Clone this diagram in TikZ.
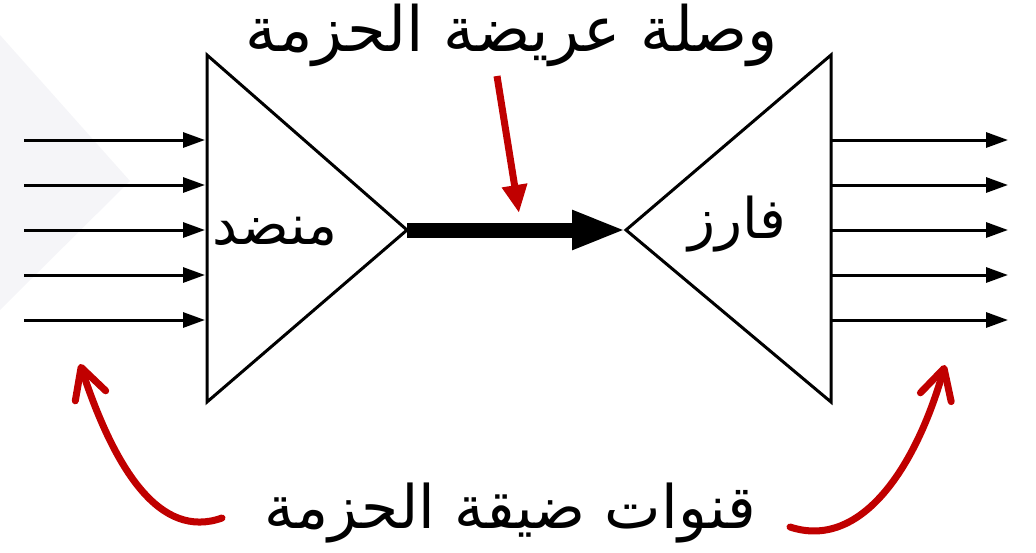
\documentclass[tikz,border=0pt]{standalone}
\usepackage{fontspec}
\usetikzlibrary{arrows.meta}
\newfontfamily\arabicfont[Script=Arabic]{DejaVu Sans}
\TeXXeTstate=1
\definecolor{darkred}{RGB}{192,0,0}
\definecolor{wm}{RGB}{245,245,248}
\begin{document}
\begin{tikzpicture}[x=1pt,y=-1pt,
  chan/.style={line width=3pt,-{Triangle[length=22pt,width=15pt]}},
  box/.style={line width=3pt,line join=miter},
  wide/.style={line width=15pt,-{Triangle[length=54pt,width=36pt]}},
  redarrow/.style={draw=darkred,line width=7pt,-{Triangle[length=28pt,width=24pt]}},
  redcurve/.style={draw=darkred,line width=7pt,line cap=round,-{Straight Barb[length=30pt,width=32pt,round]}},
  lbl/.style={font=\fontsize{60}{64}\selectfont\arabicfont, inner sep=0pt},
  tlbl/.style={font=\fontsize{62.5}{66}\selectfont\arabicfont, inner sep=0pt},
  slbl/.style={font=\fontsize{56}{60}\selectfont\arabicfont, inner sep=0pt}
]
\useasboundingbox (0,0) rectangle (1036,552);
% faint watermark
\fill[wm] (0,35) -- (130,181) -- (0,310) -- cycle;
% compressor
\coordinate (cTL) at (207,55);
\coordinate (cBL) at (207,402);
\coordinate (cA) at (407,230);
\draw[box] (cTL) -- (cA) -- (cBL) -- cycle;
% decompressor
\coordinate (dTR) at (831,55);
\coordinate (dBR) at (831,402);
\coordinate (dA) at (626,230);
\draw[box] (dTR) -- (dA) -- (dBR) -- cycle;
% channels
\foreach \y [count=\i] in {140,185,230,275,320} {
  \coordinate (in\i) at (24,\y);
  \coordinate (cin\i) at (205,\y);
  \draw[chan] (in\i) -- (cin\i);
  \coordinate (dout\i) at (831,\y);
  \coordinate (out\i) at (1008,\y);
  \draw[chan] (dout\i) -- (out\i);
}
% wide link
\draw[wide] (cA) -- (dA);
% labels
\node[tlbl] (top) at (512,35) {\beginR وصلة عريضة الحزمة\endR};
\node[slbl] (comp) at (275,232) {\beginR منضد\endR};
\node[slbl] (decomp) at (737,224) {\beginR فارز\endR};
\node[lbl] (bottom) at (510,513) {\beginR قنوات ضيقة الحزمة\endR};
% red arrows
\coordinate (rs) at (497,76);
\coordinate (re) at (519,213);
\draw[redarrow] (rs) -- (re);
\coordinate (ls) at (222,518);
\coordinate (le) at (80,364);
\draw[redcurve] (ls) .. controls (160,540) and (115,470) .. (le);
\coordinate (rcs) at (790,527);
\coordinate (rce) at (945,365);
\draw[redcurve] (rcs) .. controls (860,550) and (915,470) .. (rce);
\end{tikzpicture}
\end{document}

▶ _Goal of the exercise_: Word for word, quote the full listing, omitting every picture.

▶ _Written answer_:
Clone this diagram in TikZ.
\documentclass[tikz,border=0pt]{standalone}
\usepackage{fontspec}
\usetikzlibrary{arrows.meta}
\newfontfamily\arabicfont[Script=Arabic]{DejaVu Sans}
\TeXXeTstate=1
\definecolor{darkred}{RGB}{192,0,0}
\definecolor{wm}{RGB}{245,245,248}
\begin{document}
\begin{tikzpicture}[x=1pt,y=-1pt,
  chan/.style={line width=3pt,-{Triangle[length=22pt,width=15pt]}},
  box/.style={line width=3pt,line join=miter},
  wide/.style={line width=15pt,-{Triangle[length=54pt,width=36pt]}},
  redarrow/.style={draw=darkred,line width=7pt,-{Triangle[length=28pt,width=24pt]}},
  redcurve/.style={draw=darkred,line width=7pt,line cap=round,-{Straight Barb[length=30pt,width=32pt,round]}},
  lbl/.style={font=\fontsize{60}{64}\selectfont\arabicfont, inner sep=0pt},
  tlbl/.style={font=\fontsize{62.5}{66}\selectfont\arabicfont, inner sep=0pt},
  slbl/.style={font=\fontsize{56}{60}\selectfont\arabicfont, inner sep=0pt}
]
\useasboundingbox (0,0) rectangle (1036,552);
% faint watermark
\fill[wm] (0,35) -- (130,181) -- (0,310) -- cycle;
% compressor
\coordinate (cTL) at (207,55);
\coordinate (cBL) at (207,402);
\coordinate (cA) at (407,230);
\draw[box] (cTL) -- (cA) -- (cBL) -- cycle;
% decompressor
\coordinate (dTR) at (831,55);
\coordinate (dBR) at (831,402);
\coordinate (dA) at (626,230);
\draw[box] (dTR) -- (dA) -- (dBR) -- cycle;
% channels
\foreach \y [count=\i] in {140,185,230,275,320} {
  \coordinate (in\i) at (24,\y);
  \coordinate (cin\i) at (205,\y);
  \draw[chan] (in\i) -- (cin\i);
  \coordinate (dout\i) at (831,\y);
  \coordinate (out\i) at (1008,\y);
  \draw[chan] (dout\i) -- (out\i);
}
% wide link
\draw[wide] (cA) -- (dA);
% labels
\node[tlbl] (top) at (512,35) {\beginR وصلة عريضة الحزمة\endR};
\node[slbl] (comp) at (275,232) {\beginR منضد\endR};
\node[slbl] (decomp) at (737,224) {\beginR فارز\endR};
\node[lbl] (bottom) at (510,513) {\beginR قنوات ضيقة الحزمة\endR};
% red arrows
\coordinate (rs) at (497,76);
\coordinate (re) at (519,213);
\draw[redarrow] (rs) -- (re);
\coordinate (ls) at (222,518);
\coordinate (le) at (80,364);
\draw[redcurve] (ls) .. controls (160,540) and (115,470) .. (le);
\coordinate (rcs) at (790,527);
\coordinate (rce) at (945,365);
\draw[redcurve] (rcs) .. controls (860,550) and (915,470) .. (rce);
\end{tikzpicture}
\end{document}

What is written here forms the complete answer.